Set exercise →
Transcribe the listing verbatim. Do not carry over any pictures.

Data lines →
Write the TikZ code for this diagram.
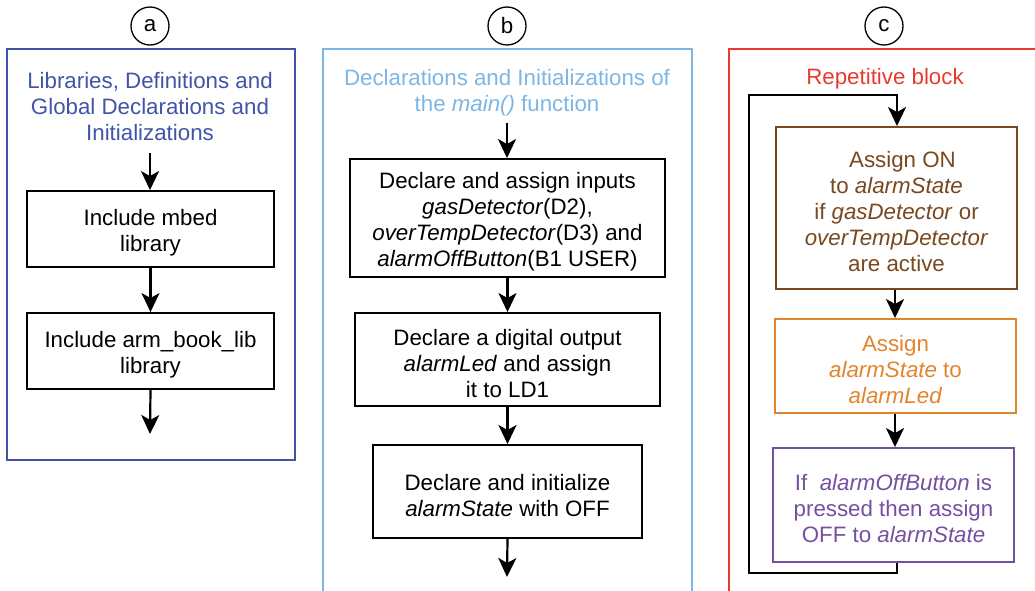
\documentclass[tikz,border=0pt]{standalone}
\usepackage{fontspec}
\setmainfont{Liberation Sans}
\usetikzlibrary{arrows.meta}
\definecolor{pa}{RGB}{64,85,168}
\definecolor{pb}{RGB}{125,182,227}
\definecolor{pc}{RGB}{233,58,46}
\definecolor{cbrown}{RGB}{120,72,30}
\definecolor{corange}{RGB}{226,132,44}
\definecolor{cpurple}{RGB}{118,80,160}
\newcommand\tsh{\rule{0pt}{24pt}}
\begin{document}
\begin{tikzpicture}[x=1pt,y=-1pt,
  every node/.style={font=\fontsize{22.3}{26}\selectfont},
  stepbox/.style={draw, line width=1.9pt, inner sep=0pt, align=center},
  label circ/.style={circle, draw, line width=1.3pt, minimum size=38pt, inner sep=0pt},
  title/.style={align=center, inner sep=0pt},
  flow/.style={-{Stealth[length=19pt,width=18pt,inset=5pt]}, line width=2.2pt},
  panel/.style={line width=1.6pt}]
\useasboundingbox (0,0) rectangle (1035,591);

% panels
\draw[panel, pa] (7,49) rectangle (295,460);
\draw[panel, pb] (323,600) -- (323,49) -- (692,49) -- (692,600);
\draw[panel, pc] (729,600) -- (729,49) -- (1040,49);

% labels
\node[label circ] (la) at (150,26) {a};
\node[label circ] (lb) at (507,26) {b};
\node[label circ] (lc) at (884,26) {c};

% panel a
\node[title, text=pa] (ta) at (150,107) {Libraries, Definitions and\\Global Declarations and\\Initializations};
\coordinate (sa) at (150,153);
\node[stepbox, minimum width=247pt, minimum height=76pt] (a1) at (150.5,229) {\tsh Include mbed\\library};
\node[stepbox, minimum width=247pt, minimum height=76pt] (a2) at (150.5,351) {\tsh Include arm\_book\_lib\\library};
\coordinate (ea) at (150,434);
\draw[flow] (sa) -- (sa |- a1.north);
\draw[flow] (a1) -- (a2);
\draw[flow] (a2.south) -- (ea);

% panel b
\node[title, text=pb] (tb) at (507,93) {Declarations and Initializations of\\the \textit{main()} function};
\coordinate (sb) at (507,123);
\node[stepbox, minimum width=315pt, minimum height=118pt] (b1) at (507.5,218) {\tsh Declare and assign inputs\\\textit{gasDetector}(D2),\\\textit{overTempDetector}(D3) and\\\textit{alarmOffButton}(B1 USER)};
\node[stepbox, minimum width=305pt, minimum height=93pt] (b2) at (507.5,359.5) {\tsh Declare a digital output\\\textit{alarmLed} and assign\\it to LD1};
\node[stepbox, minimum width=269pt, minimum height=93pt] (b3) at (507.5,491.5) {\tsh Declare and initialize\\\textit{alarmState} with OFF};
\coordinate (eb) at (507,577);
\draw[flow] (sb) -- (sb |- b1.north);
\draw[flow] (b1) -- (b2);
\draw[flow, line width=2.8pt] (b2) -- (b3);
\draw[flow] (b3.south) -- (eb);

% panel c
\node[title, text=pc] (tc) at (885,79) {Repetitive block};
\node[stepbox, draw=cbrown, text=cbrown, minimum width=241pt, minimum height=162pt] (c1) at (896.5,208) {\tsh\hspace*{12pt}Assign ON\\to \textit{alarmState}\\if \textit{gasDetector} or\\\textit{overTempDetector}\\are active};
\node[stepbox, draw=corange, text=corange, minimum width=241pt, minimum height=94pt] (c2) at (895.5,366) {\tsh Assign\\\textit{alarmState} to\\\textit{alarmLed}};
\node[stepbox, draw=cpurple, text=cpurple, minimum width=241pt, minimum height=114pt] (c3) at (893.5,505) {\tsh If\ \ \textit{alarmOffButton} is\\pressed then assign\\OFF to \textit{alarmState}};
\coordinate (lt) at (897,95);
\coordinate (ltl) at (749,95);
\coordinate (lbl) at (749,573);
\coordinate (lbr) at (897,573);
\draw[flow] (lbr |- c3.south) -- (lbr) -- (lbl) -- (ltl) -- (lt) -- (lt |- c1.north);
\draw[flow] (c1.south -| 895,0) -- (895,0 |- c2.north);
\draw[flow] (c2.south -| 895,0) -- (895,0 |- c3.north);
\end{tikzpicture}
\end{document}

Exercise output →
Write the TikZ code for this diagram.
\documentclass[tikz,border=0pt]{standalone}
\usepackage{fontspec}
\setmainfont{Liberation Sans}
\usetikzlibrary{arrows.meta}
\definecolor{pa}{RGB}{64,85,168}
\definecolor{pb}{RGB}{125,182,227}
\definecolor{pc}{RGB}{233,58,46}
\definecolor{cbrown}{RGB}{120,72,30}
\definecolor{corange}{RGB}{226,132,44}
\definecolor{cpurple}{RGB}{118,80,160}
\newcommand\tsh{\rule{0pt}{24pt}}
\begin{document}
\begin{tikzpicture}[x=1pt,y=-1pt,
  every node/.style={font=\fontsize{22.3}{26}\selectfont},
  stepbox/.style={draw, line width=1.9pt, inner sep=0pt, align=center},
  label circ/.style={circle, draw, line width=1.3pt, minimum size=38pt, inner sep=0pt},
  title/.style={align=center, inner sep=0pt},
  flow/.style={-{Stealth[length=19pt,width=18pt,inset=5pt]}, line width=2.2pt},
  panel/.style={line width=1.6pt}]
\useasboundingbox (0,0) rectangle (1035,591);

% panels
\draw[panel, pa] (7,49) rectangle (295,460);
\draw[panel, pb] (323,600) -- (323,49) -- (692,49) -- (692,600);
\draw[panel, pc] (729,600) -- (729,49) -- (1040,49);

% labels
\node[label circ] (la) at (150,26) {a};
\node[label circ] (lb) at (507,26) {b};
\node[label circ] (lc) at (884,26) {c};

% panel a
\node[title, text=pa] (ta) at (150,107) {Libraries, Definitions and\\Global Declarations and\\Initializations};
\coordinate (sa) at (150,153);
\node[stepbox, minimum width=247pt, minimum height=76pt] (a1) at (150.5,229) {\tsh Include mbed\\library};
\node[stepbox, minimum width=247pt, minimum height=76pt] (a2) at (150.5,351) {\tsh Include arm\_book\_lib\\library};
\coordinate (ea) at (150,434);
\draw[flow] (sa) -- (sa |- a1.north);
\draw[flow] (a1) -- (a2);
\draw[flow] (a2.south) -- (ea);

% panel b
\node[title, text=pb] (tb) at (507,93) {Declarations and Initializations of\\the \textit{main()} function};
\coordinate (sb) at (507,123);
\node[stepbox, minimum width=315pt, minimum height=118pt] (b1) at (507.5,218) {\tsh Declare and assign inputs\\\textit{gasDetector}(D2),\\\textit{overTempDetector}(D3) and\\\textit{alarmOffButton}(B1 USER)};
\node[stepbox, minimum width=305pt, minimum height=93pt] (b2) at (507.5,359.5) {\tsh Declare a digital output\\\textit{alarmLed} and assign\\it to LD1};
\node[stepbox, minimum width=269pt, minimum height=93pt] (b3) at (507.5,491.5) {\tsh Declare and initialize\\\textit{alarmState} with OFF};
\coordinate (eb) at (507,577);
\draw[flow] (sb) -- (sb |- b1.north);
\draw[flow] (b1) -- (b2);
\draw[flow, line width=2.8pt] (b2) -- (b3);
\draw[flow] (b3.south) -- (eb);

% panel c
\node[title, text=pc] (tc) at (885,79) {Repetitive block};
\node[stepbox, draw=cbrown, text=cbrown, minimum width=241pt, minimum height=162pt] (c1) at (896.5,208) {\tsh\hspace*{12pt}Assign ON\\to \textit{alarmState}\\if \textit{gasDetector} or\\\textit{overTempDetector}\\are active};
\node[stepbox, draw=corange, text=corange, minimum width=241pt, minimum height=94pt] (c2) at (895.5,366) {\tsh Assign\\\textit{alarmState} to\\\textit{alarmLed}};
\node[stepbox, draw=cpurple, text=cpurple, minimum width=241pt, minimum height=114pt] (c3) at (893.5,505) {\tsh If\ \ \textit{alarmOffButton} is\\pressed then assign\\OFF to \textit{alarmState}};
\coordinate (lt) at (897,95);
\coordinate (ltl) at (749,95);
\coordinate (lbl) at (749,573);
\coordinate (lbr) at (897,573);
\draw[flow] (lbr |- c3.south) -- (lbr) -- (lbl) -- (ltl) -- (lt) -- (lt |- c1.north);
\draw[flow] (c1.south -| 895,0) -- (895,0 |- c2.north);
\draw[flow] (c2.south -| 895,0) -- (895,0 |- c3.north);
\end{tikzpicture}
\end{document}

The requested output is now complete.